#### [Data lines]
....
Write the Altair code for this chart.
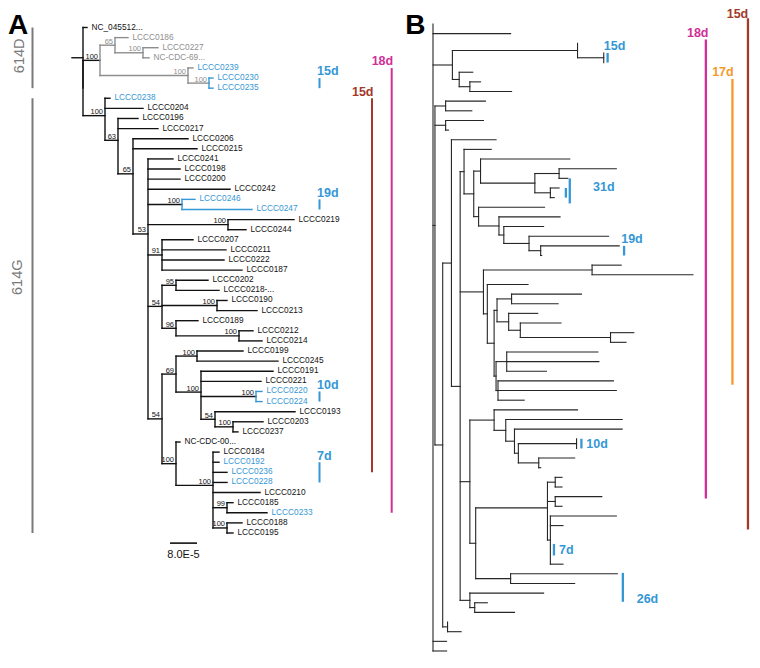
....
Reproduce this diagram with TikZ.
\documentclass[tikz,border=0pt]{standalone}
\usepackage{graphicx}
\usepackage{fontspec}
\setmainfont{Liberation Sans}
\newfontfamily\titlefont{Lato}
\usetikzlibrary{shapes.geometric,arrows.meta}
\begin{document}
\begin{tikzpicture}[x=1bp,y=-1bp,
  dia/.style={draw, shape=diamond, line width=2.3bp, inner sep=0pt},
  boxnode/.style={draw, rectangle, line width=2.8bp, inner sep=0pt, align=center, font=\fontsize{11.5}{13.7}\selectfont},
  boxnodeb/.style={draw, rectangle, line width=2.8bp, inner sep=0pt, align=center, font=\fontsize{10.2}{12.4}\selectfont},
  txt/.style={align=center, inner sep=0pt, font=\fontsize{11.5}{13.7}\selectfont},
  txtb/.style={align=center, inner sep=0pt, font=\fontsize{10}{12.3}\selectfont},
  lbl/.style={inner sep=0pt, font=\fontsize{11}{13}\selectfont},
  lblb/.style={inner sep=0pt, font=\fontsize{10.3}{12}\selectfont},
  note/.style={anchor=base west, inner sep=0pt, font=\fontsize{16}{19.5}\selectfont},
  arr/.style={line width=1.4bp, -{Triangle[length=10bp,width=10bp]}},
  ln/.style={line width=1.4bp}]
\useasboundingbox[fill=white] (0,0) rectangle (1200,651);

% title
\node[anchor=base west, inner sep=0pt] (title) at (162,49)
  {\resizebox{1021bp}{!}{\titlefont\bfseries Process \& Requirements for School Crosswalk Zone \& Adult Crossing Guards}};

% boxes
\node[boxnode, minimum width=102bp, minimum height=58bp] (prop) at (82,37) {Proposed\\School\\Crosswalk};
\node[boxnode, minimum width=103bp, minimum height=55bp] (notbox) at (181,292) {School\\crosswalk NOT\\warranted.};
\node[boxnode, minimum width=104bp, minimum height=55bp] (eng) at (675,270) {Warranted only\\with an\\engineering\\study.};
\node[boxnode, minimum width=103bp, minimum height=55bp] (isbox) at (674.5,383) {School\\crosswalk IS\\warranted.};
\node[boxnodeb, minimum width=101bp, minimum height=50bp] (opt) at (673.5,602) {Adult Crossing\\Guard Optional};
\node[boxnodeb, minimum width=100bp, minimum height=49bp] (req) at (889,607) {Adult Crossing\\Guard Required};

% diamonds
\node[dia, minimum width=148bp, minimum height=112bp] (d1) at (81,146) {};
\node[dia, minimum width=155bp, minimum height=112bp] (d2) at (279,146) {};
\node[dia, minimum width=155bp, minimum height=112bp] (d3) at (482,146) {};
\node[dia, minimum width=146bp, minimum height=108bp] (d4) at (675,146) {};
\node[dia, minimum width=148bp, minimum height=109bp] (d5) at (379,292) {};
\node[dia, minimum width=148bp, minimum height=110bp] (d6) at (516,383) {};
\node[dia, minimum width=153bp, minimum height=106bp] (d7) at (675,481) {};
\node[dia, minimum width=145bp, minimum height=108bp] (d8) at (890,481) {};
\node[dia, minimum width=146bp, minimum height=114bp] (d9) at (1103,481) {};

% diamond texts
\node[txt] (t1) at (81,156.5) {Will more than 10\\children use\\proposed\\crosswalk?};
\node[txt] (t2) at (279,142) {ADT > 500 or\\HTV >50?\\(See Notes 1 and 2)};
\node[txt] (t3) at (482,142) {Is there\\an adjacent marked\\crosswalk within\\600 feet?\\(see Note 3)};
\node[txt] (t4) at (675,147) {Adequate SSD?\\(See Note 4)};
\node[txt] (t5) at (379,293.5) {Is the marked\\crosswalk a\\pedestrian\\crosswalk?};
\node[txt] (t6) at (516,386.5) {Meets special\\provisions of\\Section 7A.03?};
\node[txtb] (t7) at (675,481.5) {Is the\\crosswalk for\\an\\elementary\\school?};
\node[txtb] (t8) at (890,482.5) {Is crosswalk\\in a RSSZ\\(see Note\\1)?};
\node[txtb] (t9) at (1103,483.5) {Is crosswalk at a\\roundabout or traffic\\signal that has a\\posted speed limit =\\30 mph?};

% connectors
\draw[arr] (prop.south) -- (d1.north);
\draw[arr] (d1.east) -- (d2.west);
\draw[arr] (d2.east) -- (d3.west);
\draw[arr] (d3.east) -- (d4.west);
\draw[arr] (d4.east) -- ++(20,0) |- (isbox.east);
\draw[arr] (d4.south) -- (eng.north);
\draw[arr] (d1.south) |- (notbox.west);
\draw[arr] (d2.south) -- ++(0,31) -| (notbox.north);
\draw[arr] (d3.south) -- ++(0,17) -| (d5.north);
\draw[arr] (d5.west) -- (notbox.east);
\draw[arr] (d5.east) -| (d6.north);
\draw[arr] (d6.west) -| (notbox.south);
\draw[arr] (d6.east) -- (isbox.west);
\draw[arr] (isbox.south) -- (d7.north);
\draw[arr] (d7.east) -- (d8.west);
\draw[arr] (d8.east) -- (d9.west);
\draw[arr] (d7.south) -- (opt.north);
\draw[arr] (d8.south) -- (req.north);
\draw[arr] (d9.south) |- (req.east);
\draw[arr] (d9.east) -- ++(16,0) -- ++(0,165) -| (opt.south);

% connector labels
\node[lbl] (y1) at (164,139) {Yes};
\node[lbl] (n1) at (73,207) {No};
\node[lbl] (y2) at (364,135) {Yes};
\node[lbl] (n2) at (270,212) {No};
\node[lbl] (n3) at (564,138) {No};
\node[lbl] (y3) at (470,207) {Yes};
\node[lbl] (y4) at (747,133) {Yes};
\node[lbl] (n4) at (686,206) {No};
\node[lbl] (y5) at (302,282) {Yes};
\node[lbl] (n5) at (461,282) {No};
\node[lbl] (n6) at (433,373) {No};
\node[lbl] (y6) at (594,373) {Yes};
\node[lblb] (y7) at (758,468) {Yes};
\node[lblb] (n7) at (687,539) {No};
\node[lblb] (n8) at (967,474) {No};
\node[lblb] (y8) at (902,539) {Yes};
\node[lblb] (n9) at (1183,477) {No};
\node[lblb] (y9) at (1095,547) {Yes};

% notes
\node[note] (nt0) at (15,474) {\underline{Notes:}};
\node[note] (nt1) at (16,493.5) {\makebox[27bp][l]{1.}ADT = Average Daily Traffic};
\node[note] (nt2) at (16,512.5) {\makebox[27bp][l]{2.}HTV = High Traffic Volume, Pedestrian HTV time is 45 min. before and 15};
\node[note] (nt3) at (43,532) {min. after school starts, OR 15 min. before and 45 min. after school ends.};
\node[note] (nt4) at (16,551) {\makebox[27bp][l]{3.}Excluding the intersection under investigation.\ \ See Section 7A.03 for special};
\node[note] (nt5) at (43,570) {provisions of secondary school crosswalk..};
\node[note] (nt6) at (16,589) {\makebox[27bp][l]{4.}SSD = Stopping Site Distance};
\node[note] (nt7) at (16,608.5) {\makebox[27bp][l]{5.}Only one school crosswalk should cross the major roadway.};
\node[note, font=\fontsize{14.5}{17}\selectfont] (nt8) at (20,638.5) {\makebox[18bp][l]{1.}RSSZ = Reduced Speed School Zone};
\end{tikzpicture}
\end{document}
....
Transcribe exactly, and only, the lines beginning at the line containing "Reproduce this diagram with TikZ." and ending at the line containing "Process \& Requirements", both inclusive.

Reproduce this diagram with TikZ.
\documentclass[tikz,border=0pt]{standalone}
\usepackage{graphicx}
\usepackage{fontspec}
\setmainfont{Liberation Sans}
\newfontfamily\titlefont{Lato}
\usetikzlibrary{shapes.geometric,arrows.meta}
\begin{document}
\begin{tikzpicture}[x=1bp,y=-1bp,
  dia/.style={draw, shape=diamond, line width=2.3bp, inner sep=0pt},
  boxnode/.style={draw, rectangle, line width=2.8bp, inner sep=0pt, align=center, font=\fontsize{11.5}{13.7}\selectfont},
  boxnodeb/.style={draw, rectangle, line width=2.8bp, inner sep=0pt, align=center, font=\fontsize{10.2}{12.4}\selectfont},
  txt/.style={align=center, inner sep=0pt, font=\fontsize{11.5}{13.7}\selectfont},
  txtb/.style={align=center, inner sep=0pt, font=\fontsize{10}{12.3}\selectfont},
  lbl/.style={inner sep=0pt, font=\fontsize{11}{13}\selectfont},
  lblb/.style={inner sep=0pt, font=\fontsize{10.3}{12}\selectfont},
  note/.style={anchor=base west, inner sep=0pt, font=\fontsize{16}{19.5}\selectfont},
  arr/.style={line width=1.4bp, -{Triangle[length=10bp,width=10bp]}},
  ln/.style={line width=1.4bp}]
\useasboundingbox[fill=white] (0,0) rectangle (1200,651);

% title
\node[anchor=base west, inner sep=0pt] (title) at (162,49)
  {\resizebox{1021bp}{!}{\titlefont\bfseries Process \& Requirements for School Crosswalk Zone \& Adult Crossing Guards}};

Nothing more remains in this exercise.